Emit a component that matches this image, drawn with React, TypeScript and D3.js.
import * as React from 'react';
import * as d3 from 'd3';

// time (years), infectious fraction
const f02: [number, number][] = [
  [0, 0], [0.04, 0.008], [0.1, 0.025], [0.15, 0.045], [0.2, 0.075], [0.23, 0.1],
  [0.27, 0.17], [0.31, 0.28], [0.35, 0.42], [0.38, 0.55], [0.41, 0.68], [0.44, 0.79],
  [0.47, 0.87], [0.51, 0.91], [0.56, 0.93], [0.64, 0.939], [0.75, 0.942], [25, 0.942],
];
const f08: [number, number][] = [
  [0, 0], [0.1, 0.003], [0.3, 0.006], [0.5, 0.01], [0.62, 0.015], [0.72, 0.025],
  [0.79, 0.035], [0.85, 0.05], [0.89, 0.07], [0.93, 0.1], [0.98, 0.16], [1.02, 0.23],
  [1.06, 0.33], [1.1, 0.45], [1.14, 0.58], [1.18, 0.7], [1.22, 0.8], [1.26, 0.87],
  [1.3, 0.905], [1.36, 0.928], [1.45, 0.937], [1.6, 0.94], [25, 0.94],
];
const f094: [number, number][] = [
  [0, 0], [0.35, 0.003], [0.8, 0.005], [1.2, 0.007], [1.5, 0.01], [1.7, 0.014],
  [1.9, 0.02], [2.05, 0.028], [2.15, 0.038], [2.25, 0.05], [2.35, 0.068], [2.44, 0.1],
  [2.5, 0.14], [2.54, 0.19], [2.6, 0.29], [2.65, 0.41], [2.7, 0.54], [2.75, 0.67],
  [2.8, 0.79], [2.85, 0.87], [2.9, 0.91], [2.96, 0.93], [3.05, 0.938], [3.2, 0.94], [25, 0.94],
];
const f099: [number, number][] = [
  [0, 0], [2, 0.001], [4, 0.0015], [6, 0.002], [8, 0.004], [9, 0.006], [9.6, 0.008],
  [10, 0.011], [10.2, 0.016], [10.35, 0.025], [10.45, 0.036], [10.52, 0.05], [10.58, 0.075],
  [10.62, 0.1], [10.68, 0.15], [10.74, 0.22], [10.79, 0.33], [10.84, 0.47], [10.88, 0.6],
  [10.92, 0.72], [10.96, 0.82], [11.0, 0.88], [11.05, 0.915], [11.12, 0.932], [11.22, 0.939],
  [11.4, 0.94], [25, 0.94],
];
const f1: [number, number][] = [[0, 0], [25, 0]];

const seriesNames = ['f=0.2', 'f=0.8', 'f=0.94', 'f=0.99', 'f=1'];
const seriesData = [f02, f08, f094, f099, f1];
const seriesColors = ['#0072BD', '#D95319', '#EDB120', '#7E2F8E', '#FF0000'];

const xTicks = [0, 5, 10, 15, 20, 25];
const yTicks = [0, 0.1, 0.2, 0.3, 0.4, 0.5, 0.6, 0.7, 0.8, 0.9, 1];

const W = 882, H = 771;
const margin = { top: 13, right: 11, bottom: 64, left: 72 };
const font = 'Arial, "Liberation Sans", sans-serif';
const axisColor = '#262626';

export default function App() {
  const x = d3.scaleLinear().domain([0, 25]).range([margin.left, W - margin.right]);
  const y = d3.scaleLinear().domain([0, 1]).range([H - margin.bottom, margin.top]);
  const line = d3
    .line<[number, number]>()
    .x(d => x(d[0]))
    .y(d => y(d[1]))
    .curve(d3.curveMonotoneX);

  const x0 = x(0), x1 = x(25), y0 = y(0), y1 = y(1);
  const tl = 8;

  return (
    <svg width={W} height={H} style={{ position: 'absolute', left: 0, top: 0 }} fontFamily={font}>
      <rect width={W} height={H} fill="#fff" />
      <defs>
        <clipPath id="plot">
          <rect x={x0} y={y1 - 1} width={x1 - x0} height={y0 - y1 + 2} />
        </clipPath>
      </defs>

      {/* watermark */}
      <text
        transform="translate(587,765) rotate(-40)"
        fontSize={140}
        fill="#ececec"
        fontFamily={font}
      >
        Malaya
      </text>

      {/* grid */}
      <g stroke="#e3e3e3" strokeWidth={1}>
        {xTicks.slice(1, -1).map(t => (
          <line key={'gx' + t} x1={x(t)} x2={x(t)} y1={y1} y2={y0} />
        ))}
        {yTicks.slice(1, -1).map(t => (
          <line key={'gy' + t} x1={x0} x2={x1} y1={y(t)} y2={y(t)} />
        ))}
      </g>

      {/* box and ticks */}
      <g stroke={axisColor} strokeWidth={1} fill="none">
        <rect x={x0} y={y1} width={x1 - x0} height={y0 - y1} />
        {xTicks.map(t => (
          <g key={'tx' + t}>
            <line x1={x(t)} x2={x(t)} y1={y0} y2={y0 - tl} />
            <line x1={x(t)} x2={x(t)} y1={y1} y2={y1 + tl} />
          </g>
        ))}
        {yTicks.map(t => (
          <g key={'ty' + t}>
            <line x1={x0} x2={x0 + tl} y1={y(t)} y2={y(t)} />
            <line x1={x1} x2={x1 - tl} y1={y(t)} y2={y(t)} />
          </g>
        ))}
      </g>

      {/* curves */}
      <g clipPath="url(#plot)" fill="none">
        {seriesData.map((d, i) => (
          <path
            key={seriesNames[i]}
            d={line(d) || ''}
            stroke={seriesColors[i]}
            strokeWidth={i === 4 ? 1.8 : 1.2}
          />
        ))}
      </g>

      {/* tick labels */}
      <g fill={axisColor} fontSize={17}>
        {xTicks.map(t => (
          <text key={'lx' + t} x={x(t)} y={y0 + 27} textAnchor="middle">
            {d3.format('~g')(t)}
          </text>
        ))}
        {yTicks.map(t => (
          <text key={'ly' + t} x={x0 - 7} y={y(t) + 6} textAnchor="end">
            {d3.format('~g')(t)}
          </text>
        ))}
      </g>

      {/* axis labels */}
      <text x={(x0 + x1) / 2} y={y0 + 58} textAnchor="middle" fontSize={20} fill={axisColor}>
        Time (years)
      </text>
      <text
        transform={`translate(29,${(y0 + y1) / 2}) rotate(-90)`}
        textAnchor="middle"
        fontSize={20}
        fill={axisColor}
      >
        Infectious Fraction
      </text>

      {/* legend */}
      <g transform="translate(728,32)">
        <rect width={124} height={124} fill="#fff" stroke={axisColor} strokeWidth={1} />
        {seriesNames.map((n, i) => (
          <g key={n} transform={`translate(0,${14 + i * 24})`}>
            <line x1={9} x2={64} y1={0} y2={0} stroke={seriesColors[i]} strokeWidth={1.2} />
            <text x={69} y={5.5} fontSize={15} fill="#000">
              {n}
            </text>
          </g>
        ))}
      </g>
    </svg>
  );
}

...

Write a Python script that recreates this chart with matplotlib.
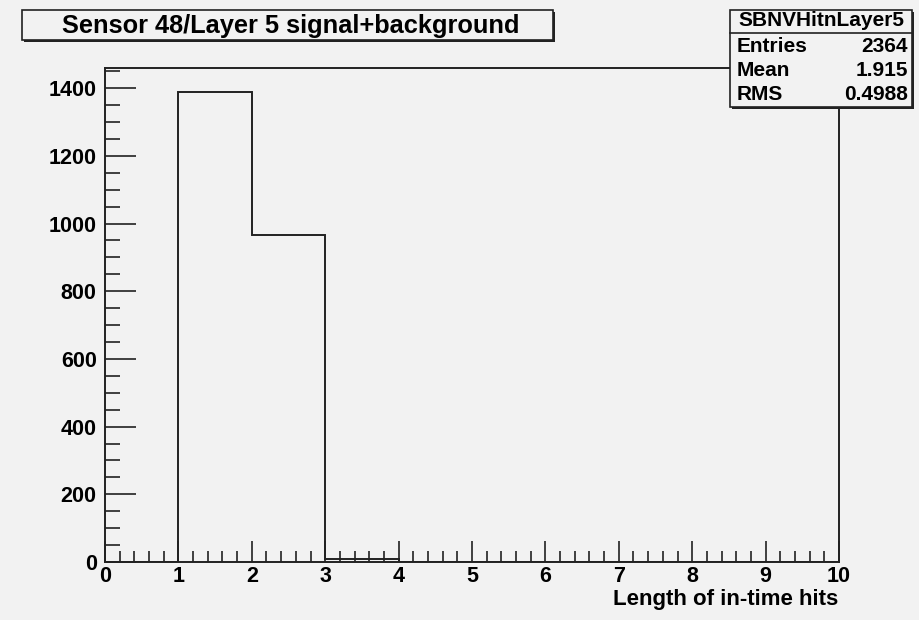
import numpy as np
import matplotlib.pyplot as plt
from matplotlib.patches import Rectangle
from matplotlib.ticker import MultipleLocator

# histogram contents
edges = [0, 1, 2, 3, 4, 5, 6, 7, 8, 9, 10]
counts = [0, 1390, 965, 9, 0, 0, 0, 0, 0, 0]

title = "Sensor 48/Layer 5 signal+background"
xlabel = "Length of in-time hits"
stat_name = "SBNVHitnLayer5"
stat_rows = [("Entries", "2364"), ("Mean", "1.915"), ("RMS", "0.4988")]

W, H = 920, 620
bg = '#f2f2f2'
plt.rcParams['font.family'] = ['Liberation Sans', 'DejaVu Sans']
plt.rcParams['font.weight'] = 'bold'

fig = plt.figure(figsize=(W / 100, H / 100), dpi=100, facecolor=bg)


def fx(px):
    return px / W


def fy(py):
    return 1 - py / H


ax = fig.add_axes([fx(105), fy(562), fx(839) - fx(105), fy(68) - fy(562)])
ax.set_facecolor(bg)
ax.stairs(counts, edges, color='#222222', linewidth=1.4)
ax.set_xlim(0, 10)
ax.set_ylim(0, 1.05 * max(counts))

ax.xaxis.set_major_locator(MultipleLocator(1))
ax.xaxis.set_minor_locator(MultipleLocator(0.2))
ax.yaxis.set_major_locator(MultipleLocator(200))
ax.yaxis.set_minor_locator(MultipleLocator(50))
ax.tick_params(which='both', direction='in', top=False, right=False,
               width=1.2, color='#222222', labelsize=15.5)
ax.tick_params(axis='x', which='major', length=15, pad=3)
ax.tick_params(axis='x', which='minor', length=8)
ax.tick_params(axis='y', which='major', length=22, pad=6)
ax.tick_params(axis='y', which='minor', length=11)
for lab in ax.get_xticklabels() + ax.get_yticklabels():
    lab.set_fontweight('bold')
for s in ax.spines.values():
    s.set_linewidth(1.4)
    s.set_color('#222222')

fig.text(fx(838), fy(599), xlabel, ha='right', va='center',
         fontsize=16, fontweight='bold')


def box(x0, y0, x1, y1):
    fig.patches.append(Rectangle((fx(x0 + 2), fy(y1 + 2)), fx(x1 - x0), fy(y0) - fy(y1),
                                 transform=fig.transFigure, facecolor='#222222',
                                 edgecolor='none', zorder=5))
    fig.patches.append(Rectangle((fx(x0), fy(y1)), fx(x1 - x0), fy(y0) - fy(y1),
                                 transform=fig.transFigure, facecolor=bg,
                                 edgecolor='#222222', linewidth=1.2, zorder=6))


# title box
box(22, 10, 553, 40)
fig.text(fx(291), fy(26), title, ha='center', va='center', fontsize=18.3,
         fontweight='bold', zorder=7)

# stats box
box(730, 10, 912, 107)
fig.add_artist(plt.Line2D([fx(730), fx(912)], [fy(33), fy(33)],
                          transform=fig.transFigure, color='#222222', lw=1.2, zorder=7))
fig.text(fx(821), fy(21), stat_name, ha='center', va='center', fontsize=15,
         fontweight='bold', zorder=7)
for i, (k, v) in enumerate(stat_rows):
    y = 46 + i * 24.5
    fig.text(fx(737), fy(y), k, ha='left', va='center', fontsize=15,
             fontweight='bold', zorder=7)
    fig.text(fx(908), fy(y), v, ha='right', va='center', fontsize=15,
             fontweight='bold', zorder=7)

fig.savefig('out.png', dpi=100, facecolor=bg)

§ Set task
From the line containing "Write a Python" through the line containing "return 1 - py / H", copy every line above exactly, without pictures.

§ Completed task
Write a Python script that recreates this chart with matplotlib.
import numpy as np
import matplotlib.pyplot as plt
from matplotlib.patches import Rectangle
from matplotlib.ticker import MultipleLocator

# histogram contents
edges = [0, 1, 2, 3, 4, 5, 6, 7, 8, 9, 10]
counts = [0, 1390, 965, 9, 0, 0, 0, 0, 0, 0]

title = "Sensor 48/Layer 5 signal+background"
xlabel = "Length of in-time hits"
stat_name = "SBNVHitnLayer5"
stat_rows = [("Entries", "2364"), ("Mean", "1.915"), ("RMS", "0.4988")]

W, H = 920, 620
bg = '#f2f2f2'
plt.rcParams['font.family'] = ['Liberation Sans', 'DejaVu Sans']
plt.rcParams['font.weight'] = 'bold'

fig = plt.figure(figsize=(W / 100, H / 100), dpi=100, facecolor=bg)


def fx(px):
    return px / W


def fy(py):
    return 1 - py / H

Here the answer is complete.